═══ Material shown ═══

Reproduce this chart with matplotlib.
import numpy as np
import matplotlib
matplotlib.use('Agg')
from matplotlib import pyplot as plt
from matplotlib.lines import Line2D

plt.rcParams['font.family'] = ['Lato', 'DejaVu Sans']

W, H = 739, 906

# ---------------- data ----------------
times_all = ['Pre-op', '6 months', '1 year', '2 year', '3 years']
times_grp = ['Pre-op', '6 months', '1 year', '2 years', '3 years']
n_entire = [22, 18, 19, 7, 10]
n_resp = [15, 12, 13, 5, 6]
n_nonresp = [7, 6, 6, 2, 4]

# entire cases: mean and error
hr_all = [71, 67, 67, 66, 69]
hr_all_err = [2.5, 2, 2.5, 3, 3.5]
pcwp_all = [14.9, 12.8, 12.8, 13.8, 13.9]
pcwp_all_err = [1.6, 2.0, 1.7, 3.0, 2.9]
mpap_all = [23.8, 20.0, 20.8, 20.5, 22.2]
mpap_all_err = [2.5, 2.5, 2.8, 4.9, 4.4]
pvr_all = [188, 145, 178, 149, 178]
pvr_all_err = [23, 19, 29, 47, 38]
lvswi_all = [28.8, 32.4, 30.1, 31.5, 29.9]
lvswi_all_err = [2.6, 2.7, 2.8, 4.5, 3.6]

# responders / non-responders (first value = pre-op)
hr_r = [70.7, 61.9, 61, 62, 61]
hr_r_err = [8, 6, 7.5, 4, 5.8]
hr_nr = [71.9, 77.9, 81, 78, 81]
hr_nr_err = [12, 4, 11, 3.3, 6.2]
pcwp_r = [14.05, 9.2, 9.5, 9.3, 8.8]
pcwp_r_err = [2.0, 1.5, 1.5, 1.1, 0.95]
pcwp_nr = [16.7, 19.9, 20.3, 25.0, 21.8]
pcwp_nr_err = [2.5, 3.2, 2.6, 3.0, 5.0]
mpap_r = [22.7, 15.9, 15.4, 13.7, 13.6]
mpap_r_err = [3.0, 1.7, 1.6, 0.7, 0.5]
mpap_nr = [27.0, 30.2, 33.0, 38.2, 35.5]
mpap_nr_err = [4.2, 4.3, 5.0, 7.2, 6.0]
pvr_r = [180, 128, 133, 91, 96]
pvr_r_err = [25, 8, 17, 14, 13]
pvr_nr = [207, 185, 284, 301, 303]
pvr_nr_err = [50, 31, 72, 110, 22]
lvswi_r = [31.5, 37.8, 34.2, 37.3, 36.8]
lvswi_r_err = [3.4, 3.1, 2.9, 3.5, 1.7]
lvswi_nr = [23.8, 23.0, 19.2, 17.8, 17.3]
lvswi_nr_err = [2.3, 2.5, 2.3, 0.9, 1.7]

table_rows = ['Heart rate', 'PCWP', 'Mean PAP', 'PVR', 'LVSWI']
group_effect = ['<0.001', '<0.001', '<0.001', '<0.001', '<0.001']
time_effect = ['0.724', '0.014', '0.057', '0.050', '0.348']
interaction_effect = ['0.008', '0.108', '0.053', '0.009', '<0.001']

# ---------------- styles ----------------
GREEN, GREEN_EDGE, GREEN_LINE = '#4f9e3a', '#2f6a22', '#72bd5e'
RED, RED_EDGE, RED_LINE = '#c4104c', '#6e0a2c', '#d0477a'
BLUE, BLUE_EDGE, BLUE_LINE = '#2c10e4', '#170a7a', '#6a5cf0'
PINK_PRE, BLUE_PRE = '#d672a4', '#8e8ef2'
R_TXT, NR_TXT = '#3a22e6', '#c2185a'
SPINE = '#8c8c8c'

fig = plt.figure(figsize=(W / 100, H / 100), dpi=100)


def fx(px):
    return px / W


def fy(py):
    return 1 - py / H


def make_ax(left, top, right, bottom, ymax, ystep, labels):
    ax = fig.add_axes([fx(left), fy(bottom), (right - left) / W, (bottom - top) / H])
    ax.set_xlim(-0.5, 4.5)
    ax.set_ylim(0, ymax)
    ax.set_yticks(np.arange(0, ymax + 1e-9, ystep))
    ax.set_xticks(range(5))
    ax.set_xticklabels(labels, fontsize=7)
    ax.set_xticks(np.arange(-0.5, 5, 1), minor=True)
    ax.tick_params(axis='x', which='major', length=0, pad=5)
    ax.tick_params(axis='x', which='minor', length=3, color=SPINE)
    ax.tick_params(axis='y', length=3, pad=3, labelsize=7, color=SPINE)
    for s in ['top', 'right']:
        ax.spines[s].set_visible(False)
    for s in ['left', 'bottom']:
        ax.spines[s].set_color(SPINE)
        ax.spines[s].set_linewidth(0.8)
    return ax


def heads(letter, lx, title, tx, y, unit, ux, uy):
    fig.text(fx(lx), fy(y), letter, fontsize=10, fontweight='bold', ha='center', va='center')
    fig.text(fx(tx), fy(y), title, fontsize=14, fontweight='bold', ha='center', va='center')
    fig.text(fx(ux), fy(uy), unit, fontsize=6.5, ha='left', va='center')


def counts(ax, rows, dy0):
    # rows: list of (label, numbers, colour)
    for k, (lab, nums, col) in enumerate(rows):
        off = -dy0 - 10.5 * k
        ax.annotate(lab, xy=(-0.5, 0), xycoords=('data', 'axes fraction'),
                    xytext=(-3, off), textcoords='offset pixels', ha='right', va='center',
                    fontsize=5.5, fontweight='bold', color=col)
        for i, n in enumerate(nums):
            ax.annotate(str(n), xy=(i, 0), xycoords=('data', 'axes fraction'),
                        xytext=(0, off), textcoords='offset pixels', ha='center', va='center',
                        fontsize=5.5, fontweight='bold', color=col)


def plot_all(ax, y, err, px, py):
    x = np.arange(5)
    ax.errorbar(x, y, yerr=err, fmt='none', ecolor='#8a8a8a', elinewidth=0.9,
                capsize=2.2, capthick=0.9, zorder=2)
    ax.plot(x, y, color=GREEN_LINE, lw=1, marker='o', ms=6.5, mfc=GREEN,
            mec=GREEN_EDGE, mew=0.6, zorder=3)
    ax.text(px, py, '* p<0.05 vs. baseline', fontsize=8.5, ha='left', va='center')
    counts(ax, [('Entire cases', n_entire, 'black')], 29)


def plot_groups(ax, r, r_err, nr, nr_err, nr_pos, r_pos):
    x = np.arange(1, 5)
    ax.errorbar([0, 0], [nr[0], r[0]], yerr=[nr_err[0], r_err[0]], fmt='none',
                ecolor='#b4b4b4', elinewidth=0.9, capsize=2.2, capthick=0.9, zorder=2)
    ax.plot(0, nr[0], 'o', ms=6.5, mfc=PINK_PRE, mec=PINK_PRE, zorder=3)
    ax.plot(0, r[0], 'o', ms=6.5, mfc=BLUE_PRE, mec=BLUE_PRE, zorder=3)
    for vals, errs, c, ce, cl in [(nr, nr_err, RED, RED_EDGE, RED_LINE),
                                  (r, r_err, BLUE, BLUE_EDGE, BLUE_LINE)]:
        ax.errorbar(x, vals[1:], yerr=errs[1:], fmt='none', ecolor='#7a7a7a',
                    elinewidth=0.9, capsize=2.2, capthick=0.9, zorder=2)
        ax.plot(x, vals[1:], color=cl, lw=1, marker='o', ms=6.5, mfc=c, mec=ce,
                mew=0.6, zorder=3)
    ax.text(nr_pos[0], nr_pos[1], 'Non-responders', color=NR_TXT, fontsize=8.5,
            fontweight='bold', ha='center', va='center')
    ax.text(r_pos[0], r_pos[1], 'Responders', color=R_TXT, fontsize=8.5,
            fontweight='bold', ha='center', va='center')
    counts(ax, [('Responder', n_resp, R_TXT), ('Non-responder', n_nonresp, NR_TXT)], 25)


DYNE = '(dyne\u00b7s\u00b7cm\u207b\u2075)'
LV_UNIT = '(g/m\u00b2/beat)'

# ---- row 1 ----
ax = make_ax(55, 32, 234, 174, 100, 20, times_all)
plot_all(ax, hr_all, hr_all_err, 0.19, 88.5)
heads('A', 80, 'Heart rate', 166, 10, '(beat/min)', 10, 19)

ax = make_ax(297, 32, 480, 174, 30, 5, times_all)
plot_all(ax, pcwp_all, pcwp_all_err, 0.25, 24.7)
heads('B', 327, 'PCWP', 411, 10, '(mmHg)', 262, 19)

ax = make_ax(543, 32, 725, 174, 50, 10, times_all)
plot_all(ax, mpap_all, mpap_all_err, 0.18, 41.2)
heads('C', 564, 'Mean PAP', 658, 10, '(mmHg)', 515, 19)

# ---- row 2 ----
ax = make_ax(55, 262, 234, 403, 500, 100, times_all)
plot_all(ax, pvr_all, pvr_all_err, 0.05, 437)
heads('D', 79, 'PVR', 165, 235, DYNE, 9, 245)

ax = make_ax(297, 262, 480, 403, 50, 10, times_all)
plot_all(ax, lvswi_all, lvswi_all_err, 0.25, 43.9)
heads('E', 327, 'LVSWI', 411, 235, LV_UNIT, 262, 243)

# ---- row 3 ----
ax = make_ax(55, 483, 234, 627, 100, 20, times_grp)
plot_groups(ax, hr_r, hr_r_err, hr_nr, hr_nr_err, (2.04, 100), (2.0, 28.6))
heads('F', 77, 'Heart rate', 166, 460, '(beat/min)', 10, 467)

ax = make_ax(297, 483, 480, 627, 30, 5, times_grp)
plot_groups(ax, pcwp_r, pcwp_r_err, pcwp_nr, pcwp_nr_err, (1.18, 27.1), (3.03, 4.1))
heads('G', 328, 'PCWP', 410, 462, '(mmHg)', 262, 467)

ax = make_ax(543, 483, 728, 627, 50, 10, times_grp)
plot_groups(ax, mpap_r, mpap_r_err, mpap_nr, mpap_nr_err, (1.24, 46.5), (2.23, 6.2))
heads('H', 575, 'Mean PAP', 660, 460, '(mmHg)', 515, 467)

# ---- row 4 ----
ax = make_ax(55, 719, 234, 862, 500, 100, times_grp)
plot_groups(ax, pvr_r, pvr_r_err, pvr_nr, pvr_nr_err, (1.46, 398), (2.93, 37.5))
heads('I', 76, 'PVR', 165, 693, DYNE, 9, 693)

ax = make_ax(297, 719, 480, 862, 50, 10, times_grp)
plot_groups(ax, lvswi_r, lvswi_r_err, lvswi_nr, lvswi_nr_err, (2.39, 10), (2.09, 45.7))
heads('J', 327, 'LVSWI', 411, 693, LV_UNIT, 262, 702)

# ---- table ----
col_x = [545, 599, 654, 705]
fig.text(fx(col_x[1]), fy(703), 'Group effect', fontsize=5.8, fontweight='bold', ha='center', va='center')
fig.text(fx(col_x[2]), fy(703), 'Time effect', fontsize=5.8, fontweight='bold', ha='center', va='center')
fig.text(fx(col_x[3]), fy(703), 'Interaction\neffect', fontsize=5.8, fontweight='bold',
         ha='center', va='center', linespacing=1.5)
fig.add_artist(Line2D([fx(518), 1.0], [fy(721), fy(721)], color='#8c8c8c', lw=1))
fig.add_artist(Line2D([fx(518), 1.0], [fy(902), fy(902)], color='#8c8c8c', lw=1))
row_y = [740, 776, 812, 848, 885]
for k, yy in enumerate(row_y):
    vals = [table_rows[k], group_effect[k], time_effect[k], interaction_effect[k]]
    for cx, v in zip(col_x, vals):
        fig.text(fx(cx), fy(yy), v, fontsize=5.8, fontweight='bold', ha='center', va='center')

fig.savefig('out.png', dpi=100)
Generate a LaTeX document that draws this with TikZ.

═══

*Task directions*:
Return the entries above unchanged, starting at the first line and stopping after the line with "['0.008', '0.108', '0.053', '0.009', '<0.001']".

*Output of the task*:
Reproduce this chart with matplotlib.
import numpy as np
import matplotlib
matplotlib.use('Agg')
from matplotlib import pyplot as plt
from matplotlib.lines import Line2D

plt.rcParams['font.family'] = ['Lato', 'DejaVu Sans']

W, H = 739, 906

# ---------------- data ----------------
times_all = ['Pre-op', '6 months', '1 year', '2 year', '3 years']
times_grp = ['Pre-op', '6 months', '1 year', '2 years', '3 years']
n_entire = [22, 18, 19, 7, 10]
n_resp = [15, 12, 13, 5, 6]
n_nonresp = [7, 6, 6, 2, 4]

# entire cases: mean and error
hr_all = [71, 67, 67, 66, 69]
hr_all_err = [2.5, 2, 2.5, 3, 3.5]
pcwp_all = [14.9, 12.8, 12.8, 13.8, 13.9]
pcwp_all_err = [1.6, 2.0, 1.7, 3.0, 2.9]
mpap_all = [23.8, 20.0, 20.8, 20.5, 22.2]
mpap_all_err = [2.5, 2.5, 2.8, 4.9, 4.4]
pvr_all = [188, 145, 178, 149, 178]
pvr_all_err = [23, 19, 29, 47, 38]
lvswi_all = [28.8, 32.4, 30.1, 31.5, 29.9]
lvswi_all_err = [2.6, 2.7, 2.8, 4.5, 3.6]

# responders / non-responders (first value = pre-op)
hr_r = [70.7, 61.9, 61, 62, 61]
hr_r_err = [8, 6, 7.5, 4, 5.8]
hr_nr = [71.9, 77.9, 81, 78, 81]
hr_nr_err = [12, 4, 11, 3.3, 6.2]
pcwp_r = [14.05, 9.2, 9.5, 9.3, 8.8]
pcwp_r_err = [2.0, 1.5, 1.5, 1.1, 0.95]
pcwp_nr = [16.7, 19.9, 20.3, 25.0, 21.8]
pcwp_nr_err = [2.5, 3.2, 2.6, 3.0, 5.0]
mpap_r = [22.7, 15.9, 15.4, 13.7, 13.6]
mpap_r_err = [3.0, 1.7, 1.6, 0.7, 0.5]
mpap_nr = [27.0, 30.2, 33.0, 38.2, 35.5]
mpap_nr_err = [4.2, 4.3, 5.0, 7.2, 6.0]
pvr_r = [180, 128, 133, 91, 96]
pvr_r_err = [25, 8, 17, 14, 13]
pvr_nr = [207, 185, 284, 301, 303]
pvr_nr_err = [50, 31, 72, 110, 22]
lvswi_r = [31.5, 37.8, 34.2, 37.3, 36.8]
lvswi_r_err = [3.4, 3.1, 2.9, 3.5, 1.7]
lvswi_nr = [23.8, 23.0, 19.2, 17.8, 17.3]
lvswi_nr_err = [2.3, 2.5, 2.3, 0.9, 1.7]

table_rows = ['Heart rate', 'PCWP', 'Mean PAP', 'PVR', 'LVSWI']
group_effect = ['<0.001', '<0.001', '<0.001', '<0.001', '<0.001']
time_effect = ['0.724', '0.014', '0.057', '0.050', '0.348']
interaction_effect = ['0.008', '0.108', '0.053', '0.009', '<0.001']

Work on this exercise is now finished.